**300**wrote:

Hi,

I've got bisulfite-sequencing data for two differentiation stages. The raw data was mapped using Bismark. For each CpG site, the methylation ratio was marked as "A/B" (A methylated reads vs B unmethylated reads for this site).

Now I want to compare the overall methyaltion of a certain region.
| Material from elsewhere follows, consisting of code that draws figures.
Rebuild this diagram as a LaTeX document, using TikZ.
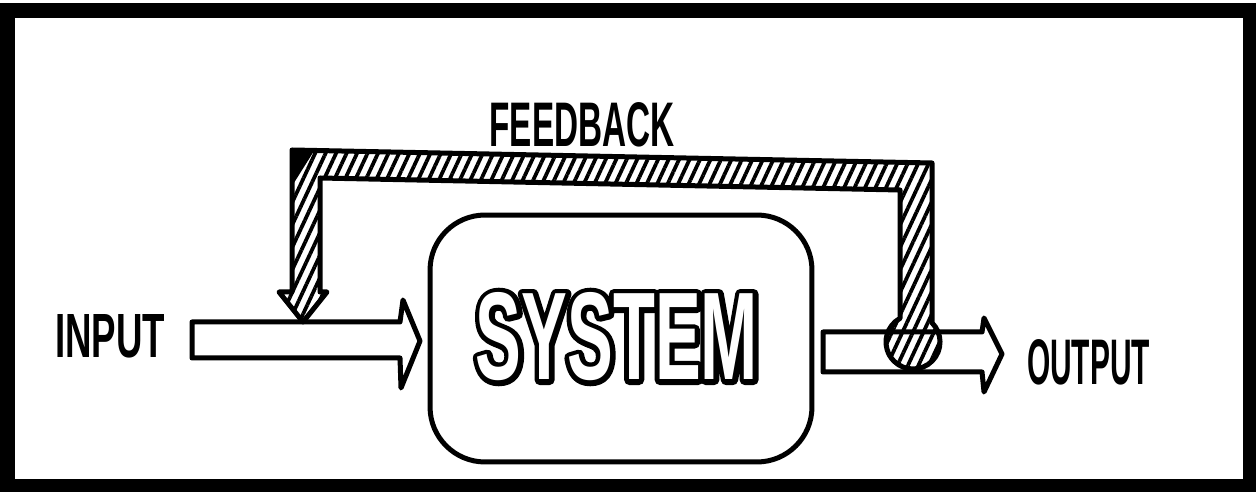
\documentclass[tikz,border=0pt]{standalone}
\usepackage{fontspec}
\setmainfont{Liberation Sans}
\newfontface\sysface[FakeStretch=0.55]{Liberation Sans Bold}
\usepackage{graphicx}
\usetikzlibrary{patterns.meta}
\tikzset{
  outl/.style={draw=black, line width=0.1cm, line join=round, line cap=round},
  blockarrow/.style={outl, fill=white},
  hatch/.style={outl, pattern={Lines[angle=65,distance=0.19cm,line width=0.075cm]}, pattern color=black},
  lbl/.style={inner sep=0pt, text=black},
  sysbox/.style={outl, rounded corners=1.1cm, minimum width=7.64cm, minimum height=4.94cm, inner sep=0pt},
}
\newcommand{\handtext}[3]{\resizebox{#1}{#2}{\bfseries #3}}
\newcommand{\systext}{{\sysface\fontsize{71pt}{71pt}\selectfont SYSTEM}}
\begin{document}
\begin{tikzpicture}[x=0.02cm,y=-0.02cm]
\useasboundingbox (0,0) rectangle (1256,492);
% frame
\fill[black] (0,3) rectangle (1256,492);
\fill[white] (15,18) rectangle (1243,479);

% system box
\node[sysbox] (sys) at (621,338.5) {};

% SYSTEM outlined lettering: stroked black layer, white fill on top
\coordinate (sysc) at (617,337);
\node[lbl] (sysout) at (sysc) {\special{pdf:literal direct 2 Tr 5.8 w 1 j}\systext};
\node[lbl, text=white] (systxt) at (sysc) {\systext};

% input arrow
\coordinate (i1) at (192,322);
\coordinate (i2) at (400,322);
\coordinate (i3) at (403,300);
\coordinate (i4) at (420,341);
\coordinate (i5) at (401,388);
\coordinate (i6) at (400,358);
\coordinate (i7) at (192,358);
\draw[blockarrow] (i1) -- (i2) -- (i3) -- (i4) -- (i5) -- (i6) -- (i7) -- cycle;

% output arrow
\coordinate (o1) at (823,332);
\coordinate (o2) at (982,332);
\coordinate (o3) at (984,318);
\coordinate (o4) at (1002,354);
\coordinate (o5) at (984,392);
\coordinate (o6) at (982,372);
\coordinate (o7) at (823,372);
\draw[blockarrow] (o1) -- (o2) -- (o3) -- (o4) -- (o5) -- (o6) -- (o7) -- cycle;

% feedback band
\coordinate (ftip) at (303,322);
\draw[hatch] (ftip) -- (279,292) -- (292,292) -- (292,150) -- (932,163)
  -- (932,322.8) arc[start angle=-45.3, end angle=241.3, radius=27]
  -- (900,190) -- (320,178) -- (320,292) -- (327,292) -- cycle;
\fill[black] (292,150) -- (314,151) -- (292,186) -- cycle;

% labels
\node[lbl] (input) at (110,336.5) {\handtext{2.2cm}{0.86cm}{INPUT}};
\node[lbl] (output) at (1088.5,362.5) {\handtext{2.46cm}{0.9cm}{OUTPUT}};
\node[lbl] (feedback) at (582,125) {\handtext{3.7cm}{0.88cm}{FEEDBACK}};
\end{tikzpicture}
\end{document}
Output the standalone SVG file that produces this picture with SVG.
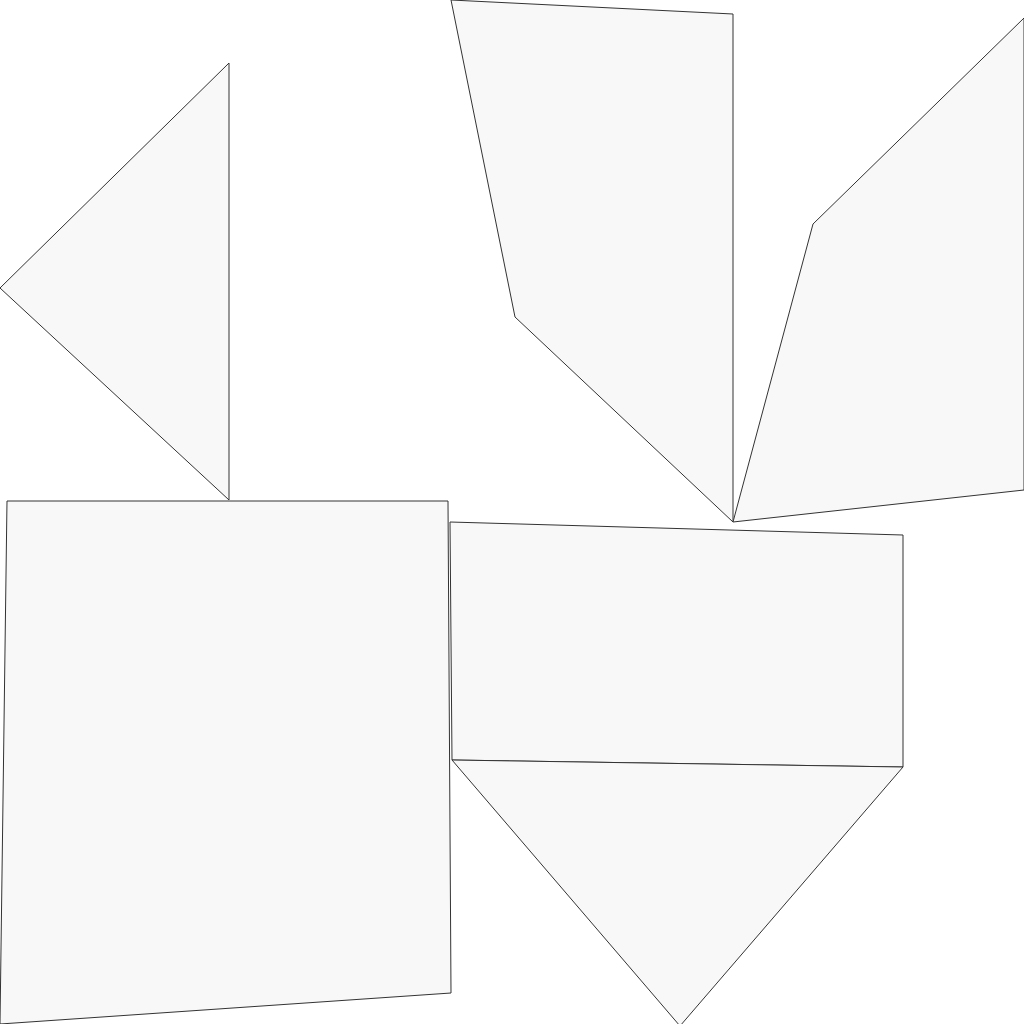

Assuming this region contains 3 CpG sites, the methylated/unmethylated ratio of each site in the two stages are 45/60, 4/10, 5/15 and 14/65, 3/9, 7/20 respectively.

I think there are two ways to calculate the overall methylation rate of the region:

**Method 1: total amount of methylated reads / total number of reads within the region**

methyaltion rate of stage 1 = (45+4+5)/(45+60+4+10+5+15) = **54/139** = 0.39

methyaltion rate of stage 2 = (14+3+7)/(14+65+3+9+7+20) = **24/118** = 0.20

**Method 2: average the methylation rate of each CpG site within the region**

methyaltion rate of stage 1 = (45/(45+60) + 4/(4+10) + 5/(5+15))/3 = 0.32

methyaltion rate of stage 2 = (14/(14+65) + 3/(3+9) + 7/(7+20))/3 = 0.22

For **method 1**, I can then calculate the confidence inteval and the P value to know whether **54 out of 139** is significantly different from **24 out of 118**.

However, the methylation rate calculated by **method 1** is biased toward the site with higher reads coverage.

**Methold 2** seems to be more robust to indicate the atucal methylation rate of the region.

But I don't know which statistics test should I use for method 2 to know the significance.

Please help.

Thanks in advance.